Via Concord, we can automatically spawn clusters with pyspark enabled dataproc clusters.
In these pyspark notebooks, spark version is 2.4.8
But, by default spark does not have .avro datasource extension. Without Avro extension, we can not read .avro files. We tried with the following setups in configuration but did not work.
Pyspark Session Configuration
from pyspark.sql import SparkSession
from pyspark import SparkConf
import os
# Set the python paths
os.environ['PYSPARK_PYTHON'] = './PYENV1/pyenv1/bin/python3'
os.environ['PYSPARK_DRIVER_PYTHON'] = './PYENV1/pyenv1/bin/python3'
# If your notebook's kernel is PySpark, stop the active spark app
spark.sparkContext.stop()
conf = SparkConf()
# Add the following variable to the spark config - this will let worker nodes find the installed packages
conf.setAll([
("spark.app.name", "Avro Testing"), \
("spark.jars.packages","org.apache.spark:spark-avro_2.12:2.4.8"), \
# ("spark.yarn.dist.archives", "/opt/conda/anaconda/envs/d0d01af1.zip#D0D01AF1"), \
# ('spark.executor.cores', '2'),\
# ('spark.driver.memory','5g'),\
# ('spark.task.maxFailures','100'), \
# ('spark.executor.instances', '100'), \
# ('spark.driver.maxResultSize','20g'), \
# ('spark.sql.shuffle.partitions','2048'),\
# ('spark.default.parallelism','2048'), \
# ('spark.dynamicAllocation.enabled','False'), \
# ("spark.files.overwrite", "True"), \
# ("spark.sql.broadcastTimeout", "36000"), \
# ("spark.sql.autoBroadcastJoinThreshold", -1), \
# ("spark.sql.hive.convertMetastoreOrc", "False")
])
# conf.set("spark.jars","org.apache.spark:spark-avro_2.12:2.4.8")
Code for read data
GCSPATH = "gs://gcs_bucket/file.avro"
spark.read.format("avro").load(GCS_PATH)
Error
---------------------------------------------------------------------------
Py4JJavaError Traceback (most recent call last)
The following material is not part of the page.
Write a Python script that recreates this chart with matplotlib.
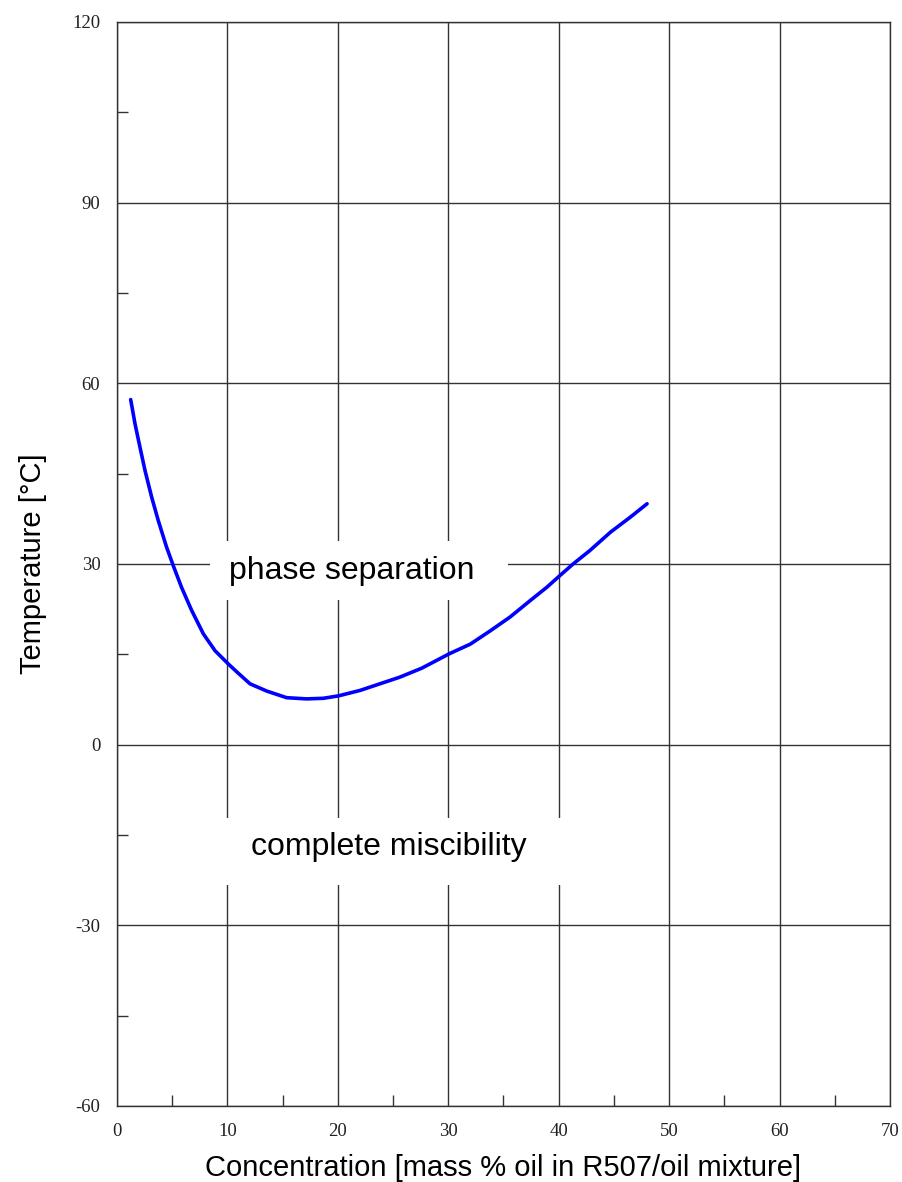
import matplotlib.pyplot as plt
from matplotlib.patches import Rectangle
from matplotlib.ticker import MultipleLocator

plt.rcParams['axes.unicode_minus'] = False

# miscibility curve
conc = [1.24, 1.63, 2.08, 2.54, 3.14, 3.74, 4.49, 5.10, 5.85, 6.76, 7.82,
        8.88, 10.08, 10.9, 12.05, 13.56, 15.36, 17.17, 18.69, 20.05, 22.0,
        23.8, 25.6, 27.6, 30.1, 32.0, 33.8, 35.6, 37.4, 38.9, 40.0, 41.3,
        42.8, 44.7, 46.5, 48.0]
temp = [57.3, 53.3, 49.4, 45.5, 41.1, 37.2, 32.8, 29.7, 26.1, 22.3, 18.4,
        15.6, 13.4, 12.0, 10.1, 8.9, 7.8, 7.6, 7.7, 8.1, 9.0,
        10.1, 11.2, 12.7, 15.1, 16.7, 18.9, 21.2, 23.9, 26.1, 27.9, 30.0,
        32.2, 35.3, 37.8, 40.0]

x_ticks = [0, 10, 20, 30, 40, 50, 60, 70]
y_ticks = [-60, -30, 0, 30, 60, 90, 120]

region_labels = ["phase separation", "complete miscibility"]
# label positions (concentration, temperature) and white box extents
label_pos = [(21.3, 28.9), (24.6, -17.0)]
label_boxes = [(8.4, 24.1, 27.0, 9.8), (9.2, -23.3, 32.0, 11.2)]

edge = "#333333"

fig = plt.figure(figsize=(9.02, 11.82), dpi=100)
ax = fig.add_axes([0.1297, 0.0643, 0.857, 0.9171])

ax.set_xlim(0, 70)
ax.set_ylim(-60, 120)
ax.set_xticks(x_ticks)
ax.set_yticks(y_ticks)
ax.xaxis.set_minor_locator(MultipleLocator(5))
ax.yaxis.set_minor_locator(MultipleLocator(15))
ax.grid(True, which="major", color=edge, linewidth=1.0)
ax.tick_params(which="major", length=0, pad=12, labelsize=13.5, labelcolor="#222222")
ax.tick_params(which="minor", direction="in", length=8, width=1.0, color=edge)
for lab in ax.get_xticklabels() + ax.get_yticklabels():
    lab.set_family("Liberation Serif")
for s in ax.spines.values():
    s.set_color(edge)
    s.set_linewidth(1.0)

for (bx, by, bw, bh) in label_boxes:
    ax.add_patch(Rectangle((bx, by), bw, bh, facecolor="white", edgecolor="none", zorder=2))

for txt, (tx, ty) in zip(region_labels, label_pos):
    ax.text(tx, ty, txt, ha="center", va="center", fontsize=23,
            family="Liberation Sans", zorder=3)

ax.plot(conc, temp, color="#0000ff", linewidth=2.6, zorder=4,
        solid_capstyle="round", solid_joinstyle="round")

ax.set_xlabel("Concentration [mass % oil in R507/oil mixture]", fontsize=21,
              family="Liberation Sans", labelpad=10)
ax.set_ylabel("Temperature [°C]", fontsize=21, family="Liberation Sans", labelpad=18)
ax.set_axisbelow(True)

fig.savefig("out.png", dpi=100)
/usr/lib/spark/python/pyspark/sql/utils.py in deco(*a, **kw)
62 try:
---> 63 return f(*a, **kw)
64 except py4j.protocol.Py4JJavaError as e:
/usr/lib/spark/python/lib/py4j-0.10.7-src.zip/py4j/protocol.py in get_return_value(answer, gateway_client, target_id, name)
327 "An error occurred while calling {0}{1}{2}.\n".
--> 328 format(target_id, ".", name), value)
329 else:
Py4JJavaError: An error occurred while calling o622.load.
: org.apache.spark.sql.AnalysisException: Failed to find data source: avro. Avro is built-in but external data source module since Spark 2.4. Please deploy the application as per the deployment section of "Apache Avro Data Source Guide".;
at org.apache.spark.sql.execution.datasources.DataSource$.lookupDataSource(DataSource.scala:665)
at org.apache.spark.sql.DataFrameReader.load(DataFrameReader.scala:213)
at org.apache.spark.sql.DataFrameReader.load(DataFrameReader.scala:197)
at sun.reflect.NativeMethodAccessorImpl.invoke0(Native Method)
at sun.reflect.NativeMethodAccessorImpl.invoke(NativeMethodAccessorImpl.java:62)
at sun.reflect.DelegatingMethodAccessorImpl.invoke(DelegatingMethodAccessorImpl.java:43)
at java.lang.reflect.Method.invoke(Method.java:498)
at py4j.reflection.MethodInvoker.invoke(MethodInvoker.java:244)
at py4j.reflection.ReflectionEngine.invoke(ReflectionEngine.java:357)
at py4j.Gateway.invoke(Gateway.java:282)
at py4j.commands.AbstractCommand.invokeMethod(AbstractCommand.java:132)
at py4j.commands.CallCommand.execute(CallCommand.java:79)
at py4j.GatewayConnection.run(GatewayConnection.java:238)
at java.lang.Thread.run(Thread.java:750)